Shivakumar has never hidden his ambition, and the party has turned to him whenever it has faced a crisis. For instance, he was not just charged with safeguarding its local MLAs in the aftermath of the hung verdict in 2018 but was also tasked with "protecting" 44 MLAs from Gujarat in 2017 ahead of a Rajya Sabha poll to ensure the victory of Ahmed Patel.
Shivakumar, though, is not considered the biggest leader of his caste; that title goes to the former prime minister HD Deve Gowda. This has been used against Shivakumar within the Congress party to show that he does not command the absolute loyalty of any community.
Janata Dal (Secular)
HD Kumaraswamy
Two-time CM Kumaraswamy has appeared upbeat about his chances in this election.

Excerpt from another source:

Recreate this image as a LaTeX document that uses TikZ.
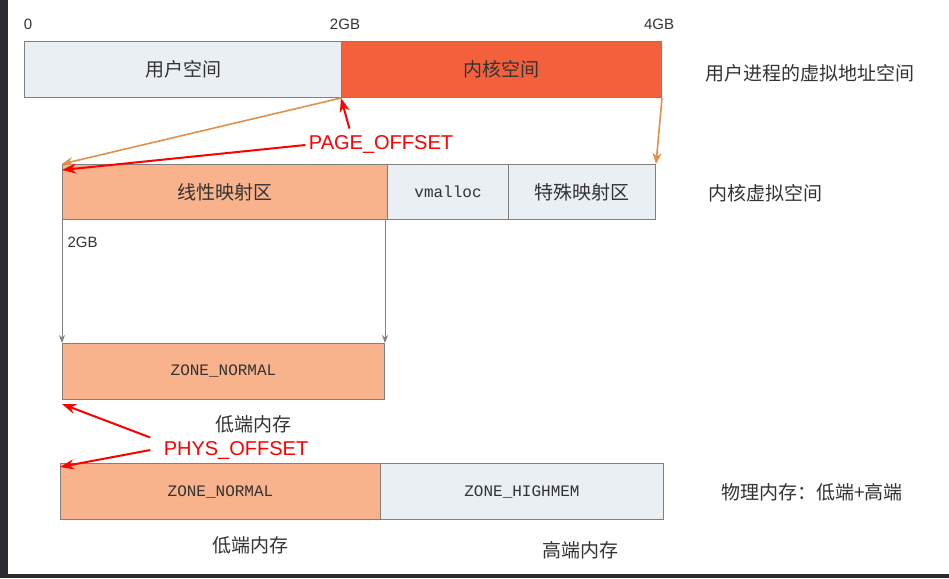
\documentclass[tikz,border=0pt]{standalone}
\usepackage{fontspec}
\setmainfont{Liberation Sans}
\setmonofont{Liberation Mono}
\newfontfamily\cjk{Noto Sans CJK SC}
\usetikzlibrary{arrows.meta}
\definecolor{paleblue}{HTML}{E9EFF2}
\definecolor{kernred}{HTML}{F5603C}
\definecolor{lowpeach}{HTML}{F8B28C}
\definecolor{mapline}{HTML}{E0904A}
\definecolor{edge}{HTML}{808080}
\definecolor{frame}{HTML}{2B2B30}
\tikzset{
  membox/.style={draw=edge,line width=1pt,anchor=north west,inner sep=0pt,font=\cjk\fontsize{19}{19}\selectfont,text=black!80},
  zonebox/.style={membox,font=\ttfamily\fontsize{16}{16}\selectfont},
  sidetxt/.style={font=\cjk\fontsize{19}{19}\selectfont,text=black!80},
  marktxt/.style={font=\fontsize{15}{15}\selectfont,text=black!80},
  offtxt/.style={font=\fontsize{20}{20}\selectfont,text=red},
  maparrow/.style={draw=mapline,line width=1.6pt,-{Stealth[length=11pt,width=9pt]}},
  droparrow/.style={draw=edge,line width=0.8pt,-{Stealth[length=8pt,width=6pt]}},
  redarrow/.style={draw=red,line width=2pt,-{Stealth[length=14pt,width=10pt]}}
}
\begin{document}
\begin{tikzpicture}[x=1pt,y=-1pt]
\useasboundingbox (0,0) rectangle (949,578);
\fill[white] (0,0) rectangle (949,578);
\fill[frame] (0,0) rectangle (8,578);
\fill[frame] (0,574) rectangle (949,578);

% user process address space
\node[membox,fill=paleblue,minimum width=317pt,minimum height=56pt] (user) at (24,41) {用户空间};
\node[membox,fill=kernred,minimum width=320pt,minimum height=56pt] (kern) at (341,41) {内核空间};
\node[marktxt] (m0) at (28,24) {0};
\node[marktxt] (m2) at (345,24) {2GB};
\node[marktxt] (m4) at (659,24) {4GB};
\node[sidetxt] (uspace) at (810,73) {用户进程的虚拟地址空间};

% kernel virtual space
\node[membox,fill=lowpeach,minimum width=325pt,minimum height=55pt] (lin) at (62,164) {线性映射区};
\node[zonebox,fill=paleblue,minimum width=121pt,minimum height=55pt] (vm) at (387,164) {vmalloc};
\node[membox,fill=paleblue,minimum width=147pt,minimum height=55pt] (spec) at (508,164) {特殊映射区};
\node[sidetxt] (kspace) at (765,193) {内核虚拟空间};
\node[marktxt,anchor=west] (l2) at (64,242) {2GB};

% low memory
\node[zonebox,fill=lowpeach,minimum width=322pt,minimum height=56pt] (zn) at (62,343) {ZONE\_NORMAL};
\node[sidetxt] (low1) at (253,424) {低端内存};

% physical memory
\node[zonebox,fill=lowpeach,minimum width=320pt,minimum height=56pt] (pn) at (60,463) {ZONE\_NORMAL};
\node[zonebox,fill=paleblue,minimum width=283pt,minimum height=56pt] (ph) at (380,463) {ZONE\_HIGHMEM};
\node[sidetxt] (pspace) at (812,492) {物理内存：低端+高端};
\node[sidetxt] (low2) at (250,545) {低端内存};
\node[sidetxt] (high) at (580,550) {高端内存};

% offsets
\node[offtxt] (poff) at (381,145) {PAGE\_OFFSET};
\node[offtxt] (phoff) at (236,450) {PHYS\_OFFSET};

% connectors
\draw[maparrow] (kern.south west) -- (lin.north west);
\draw[maparrow] (kern.south east) -- (spec.north east);
\draw[droparrow] (lin.south west) -- (zn.north west);
\draw[droparrow] (lin.south west -| zn.south east) -- (zn.north east);
\draw[redarrow] (poff.north west) ++(44,-4) -- (kern.south west);
\draw[redarrow] (poff.west) -- ([yshift=-6pt]lin.north west);
\draw[redarrow] (phoff.north west) ++(-10,0) -- ([yshift=-4pt]zn.south west);
\draw[redarrow] (phoff.west) ++(-10,0) -- ([yshift=-4pt]pn.north west);
\end{tikzpicture}
\end{document}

He has pointed to history to argue that the two decisive verdicts in the last 25 years – in 1999 and 2013 – resulted from a split in the Congress's principal opponents in those respective opponents — the Janata Dal in 1999 and the BJP in 2013.
Since that 1999 split to the Gowda redoubt of southern Karnataka, the party has maintained a steady showing over the years, with its vote share relatively stable at around 20 per cent and seat share in the last two elections at about 40.
But the challenge for Kumaraswamy could be as internal as external this time. Before the election, the Gowda family had a major blowout with elder brother HD Revanna insisting that the party field his wife in the Hassan seat, which is the family's home district, and Kumaraswamy insisting on picking a diligent party worker. This does not mean the first family's influence has diminished. Apart from Revanna and Kumaraswamy, there is the latter's son Nikhil, whose defeat in the Mandya seat in the 2019 LS polls was one of the shocking results of that poll in which the BJP won 26 of the 28 seats on offer.